Using the device on coaxial with our Sony UDA-1 amplifier and our Triangle Antal Anniversary speakers, the musical enjoyment provided by the iFi Audio nano iOne DAC is once again exemplary and the reproduction of titles such as My Sweet Lord and Isn't It A Pity from George Harrison’s album All Things Must Pass reveals all the musical richness and emotion conveyed by those tracks, with guitar chords of an extreme subtlety and a feeling of global coherence and balance. It is also worth noting that we haven’t noticed any difference between the two digital filters during our listening session.
To conclude, it is true that this nano iOne DAC shares some quality components with other iFi Audio devices that we’ve awarded in the past, and we also bestow it with our Qobuzism award for its high musical performances, its ease of use and the addition of a aptX Bluetooth connection to the USB and S/PDIF connections.

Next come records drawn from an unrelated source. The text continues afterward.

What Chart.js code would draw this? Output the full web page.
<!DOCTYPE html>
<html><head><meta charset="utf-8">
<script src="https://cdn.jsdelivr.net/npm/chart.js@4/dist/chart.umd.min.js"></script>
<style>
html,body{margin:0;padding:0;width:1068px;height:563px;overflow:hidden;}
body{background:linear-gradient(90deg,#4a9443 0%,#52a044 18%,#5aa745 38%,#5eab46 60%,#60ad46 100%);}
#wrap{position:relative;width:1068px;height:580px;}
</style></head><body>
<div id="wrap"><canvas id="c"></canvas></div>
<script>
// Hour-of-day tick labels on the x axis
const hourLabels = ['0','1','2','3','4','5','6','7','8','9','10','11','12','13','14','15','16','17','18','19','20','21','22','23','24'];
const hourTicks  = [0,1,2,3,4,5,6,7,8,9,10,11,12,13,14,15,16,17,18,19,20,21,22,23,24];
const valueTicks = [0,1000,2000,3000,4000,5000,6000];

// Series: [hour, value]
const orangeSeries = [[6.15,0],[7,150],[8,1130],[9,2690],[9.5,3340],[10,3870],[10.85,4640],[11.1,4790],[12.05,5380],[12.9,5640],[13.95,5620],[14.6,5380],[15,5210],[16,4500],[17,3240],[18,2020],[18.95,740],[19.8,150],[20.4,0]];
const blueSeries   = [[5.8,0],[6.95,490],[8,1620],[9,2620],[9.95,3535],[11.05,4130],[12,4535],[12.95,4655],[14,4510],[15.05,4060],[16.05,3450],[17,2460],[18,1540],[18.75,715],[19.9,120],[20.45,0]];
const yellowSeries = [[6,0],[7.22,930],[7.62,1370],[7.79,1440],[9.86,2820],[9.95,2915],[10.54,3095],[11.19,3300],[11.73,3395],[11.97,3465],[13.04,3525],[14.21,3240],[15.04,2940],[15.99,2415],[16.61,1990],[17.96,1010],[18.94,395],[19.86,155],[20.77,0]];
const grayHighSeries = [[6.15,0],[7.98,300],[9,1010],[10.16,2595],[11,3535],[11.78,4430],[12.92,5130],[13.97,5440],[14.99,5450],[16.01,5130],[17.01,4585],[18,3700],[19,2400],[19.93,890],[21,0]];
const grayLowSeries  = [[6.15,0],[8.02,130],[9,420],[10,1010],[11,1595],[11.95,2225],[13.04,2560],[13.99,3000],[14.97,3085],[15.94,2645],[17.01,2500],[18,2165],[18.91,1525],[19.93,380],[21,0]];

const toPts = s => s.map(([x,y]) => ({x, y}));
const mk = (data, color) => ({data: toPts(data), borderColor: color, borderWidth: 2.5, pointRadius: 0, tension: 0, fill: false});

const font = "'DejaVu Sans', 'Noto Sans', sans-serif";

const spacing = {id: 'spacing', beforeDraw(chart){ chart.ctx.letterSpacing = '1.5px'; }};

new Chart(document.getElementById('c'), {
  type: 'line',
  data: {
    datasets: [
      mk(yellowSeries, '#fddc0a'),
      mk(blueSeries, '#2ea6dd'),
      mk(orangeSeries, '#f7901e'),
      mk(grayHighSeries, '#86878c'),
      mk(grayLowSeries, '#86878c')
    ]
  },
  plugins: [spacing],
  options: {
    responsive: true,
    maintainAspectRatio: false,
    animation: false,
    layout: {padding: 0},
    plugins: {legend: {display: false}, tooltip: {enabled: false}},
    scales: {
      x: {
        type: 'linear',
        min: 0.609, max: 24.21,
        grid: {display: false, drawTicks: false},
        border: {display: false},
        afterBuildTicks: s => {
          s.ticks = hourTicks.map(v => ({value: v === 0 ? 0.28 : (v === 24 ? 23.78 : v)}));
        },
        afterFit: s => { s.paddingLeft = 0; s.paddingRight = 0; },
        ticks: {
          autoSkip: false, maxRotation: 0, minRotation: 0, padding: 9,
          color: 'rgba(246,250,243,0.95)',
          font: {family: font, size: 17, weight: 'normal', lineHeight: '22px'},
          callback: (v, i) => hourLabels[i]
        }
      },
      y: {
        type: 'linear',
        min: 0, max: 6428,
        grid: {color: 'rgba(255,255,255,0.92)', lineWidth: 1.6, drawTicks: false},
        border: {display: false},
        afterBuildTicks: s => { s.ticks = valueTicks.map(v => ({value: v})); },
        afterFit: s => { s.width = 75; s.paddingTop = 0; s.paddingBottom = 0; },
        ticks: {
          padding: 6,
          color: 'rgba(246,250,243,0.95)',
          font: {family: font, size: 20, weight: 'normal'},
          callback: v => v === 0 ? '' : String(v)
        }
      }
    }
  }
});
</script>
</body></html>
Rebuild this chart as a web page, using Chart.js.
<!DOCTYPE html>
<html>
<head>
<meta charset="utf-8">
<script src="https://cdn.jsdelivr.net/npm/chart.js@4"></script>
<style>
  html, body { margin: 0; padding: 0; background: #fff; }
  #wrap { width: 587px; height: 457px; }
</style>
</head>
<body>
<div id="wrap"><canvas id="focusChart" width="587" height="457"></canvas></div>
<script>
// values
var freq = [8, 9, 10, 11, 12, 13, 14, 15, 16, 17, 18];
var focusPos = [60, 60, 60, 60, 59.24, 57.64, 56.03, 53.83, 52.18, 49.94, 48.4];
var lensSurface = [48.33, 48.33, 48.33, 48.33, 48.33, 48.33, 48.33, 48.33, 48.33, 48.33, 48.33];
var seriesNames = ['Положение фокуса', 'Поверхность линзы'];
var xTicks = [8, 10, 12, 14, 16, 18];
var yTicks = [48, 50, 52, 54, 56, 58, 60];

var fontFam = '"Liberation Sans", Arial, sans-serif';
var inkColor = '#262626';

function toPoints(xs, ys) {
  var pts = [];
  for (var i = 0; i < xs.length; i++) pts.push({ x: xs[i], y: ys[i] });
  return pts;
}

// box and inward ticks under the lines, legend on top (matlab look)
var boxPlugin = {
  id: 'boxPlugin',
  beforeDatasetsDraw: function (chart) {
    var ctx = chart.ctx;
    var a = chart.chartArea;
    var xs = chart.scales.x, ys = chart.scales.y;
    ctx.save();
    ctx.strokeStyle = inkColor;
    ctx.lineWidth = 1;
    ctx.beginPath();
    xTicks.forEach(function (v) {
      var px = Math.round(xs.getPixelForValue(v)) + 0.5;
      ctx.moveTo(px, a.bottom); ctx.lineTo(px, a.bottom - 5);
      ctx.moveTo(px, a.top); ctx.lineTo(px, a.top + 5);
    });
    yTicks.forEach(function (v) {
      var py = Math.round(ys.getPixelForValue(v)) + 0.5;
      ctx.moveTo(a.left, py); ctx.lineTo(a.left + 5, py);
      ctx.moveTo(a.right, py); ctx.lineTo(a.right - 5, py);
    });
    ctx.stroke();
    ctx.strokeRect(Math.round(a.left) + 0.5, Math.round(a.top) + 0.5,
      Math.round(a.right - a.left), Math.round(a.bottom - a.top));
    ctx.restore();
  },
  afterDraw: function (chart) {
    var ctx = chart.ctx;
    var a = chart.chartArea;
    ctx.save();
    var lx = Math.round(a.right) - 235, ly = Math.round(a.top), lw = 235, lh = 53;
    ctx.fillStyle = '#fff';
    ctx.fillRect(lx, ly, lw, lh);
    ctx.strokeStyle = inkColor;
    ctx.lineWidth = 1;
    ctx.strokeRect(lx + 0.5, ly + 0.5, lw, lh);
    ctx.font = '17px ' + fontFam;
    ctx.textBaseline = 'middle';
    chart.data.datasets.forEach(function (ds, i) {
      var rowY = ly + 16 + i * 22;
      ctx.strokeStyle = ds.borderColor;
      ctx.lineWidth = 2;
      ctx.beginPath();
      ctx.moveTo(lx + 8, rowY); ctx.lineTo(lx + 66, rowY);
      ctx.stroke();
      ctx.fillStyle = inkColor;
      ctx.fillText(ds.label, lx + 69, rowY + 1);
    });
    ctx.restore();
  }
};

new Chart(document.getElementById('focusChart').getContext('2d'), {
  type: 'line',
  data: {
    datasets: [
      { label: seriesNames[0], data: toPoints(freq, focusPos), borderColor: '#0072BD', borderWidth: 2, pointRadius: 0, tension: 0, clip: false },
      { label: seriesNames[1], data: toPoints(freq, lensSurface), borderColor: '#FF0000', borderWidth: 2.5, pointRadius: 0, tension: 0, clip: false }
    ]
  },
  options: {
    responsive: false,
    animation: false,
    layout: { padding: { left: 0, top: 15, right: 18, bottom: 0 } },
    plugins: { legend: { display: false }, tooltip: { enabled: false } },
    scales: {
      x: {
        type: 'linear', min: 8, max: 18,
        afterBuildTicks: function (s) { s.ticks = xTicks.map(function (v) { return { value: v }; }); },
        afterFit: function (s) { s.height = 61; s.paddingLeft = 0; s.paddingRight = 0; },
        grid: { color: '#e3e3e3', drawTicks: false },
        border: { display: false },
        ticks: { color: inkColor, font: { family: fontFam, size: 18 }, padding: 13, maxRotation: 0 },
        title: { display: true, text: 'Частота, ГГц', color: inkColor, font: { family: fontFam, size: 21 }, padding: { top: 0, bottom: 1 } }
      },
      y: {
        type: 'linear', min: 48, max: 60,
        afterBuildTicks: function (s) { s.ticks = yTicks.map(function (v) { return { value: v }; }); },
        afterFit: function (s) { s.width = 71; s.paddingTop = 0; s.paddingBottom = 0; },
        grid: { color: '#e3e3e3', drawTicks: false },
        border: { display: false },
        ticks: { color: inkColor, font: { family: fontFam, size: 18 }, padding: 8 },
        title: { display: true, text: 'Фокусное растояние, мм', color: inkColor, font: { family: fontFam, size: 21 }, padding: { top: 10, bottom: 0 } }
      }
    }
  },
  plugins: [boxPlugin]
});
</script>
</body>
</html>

Erratum: we failed to notice this, and furthermore we didn’t know about that fact, but the iOne DAC’s coaxial S/PDIF input is a combined electrical and optical model, and as such can be used with an optical 3.5 mm Jack connector. For that matter, a Toslink-optical 3.5 mm Jack adapter is supplied by iFi Audio with the iOne to use this input with a standard Toslink optical cable.
We have performed our usual review procedures with this optical input and have recorded the results in our data table. We would like to apologize to iFi Audio and to our readers for this error.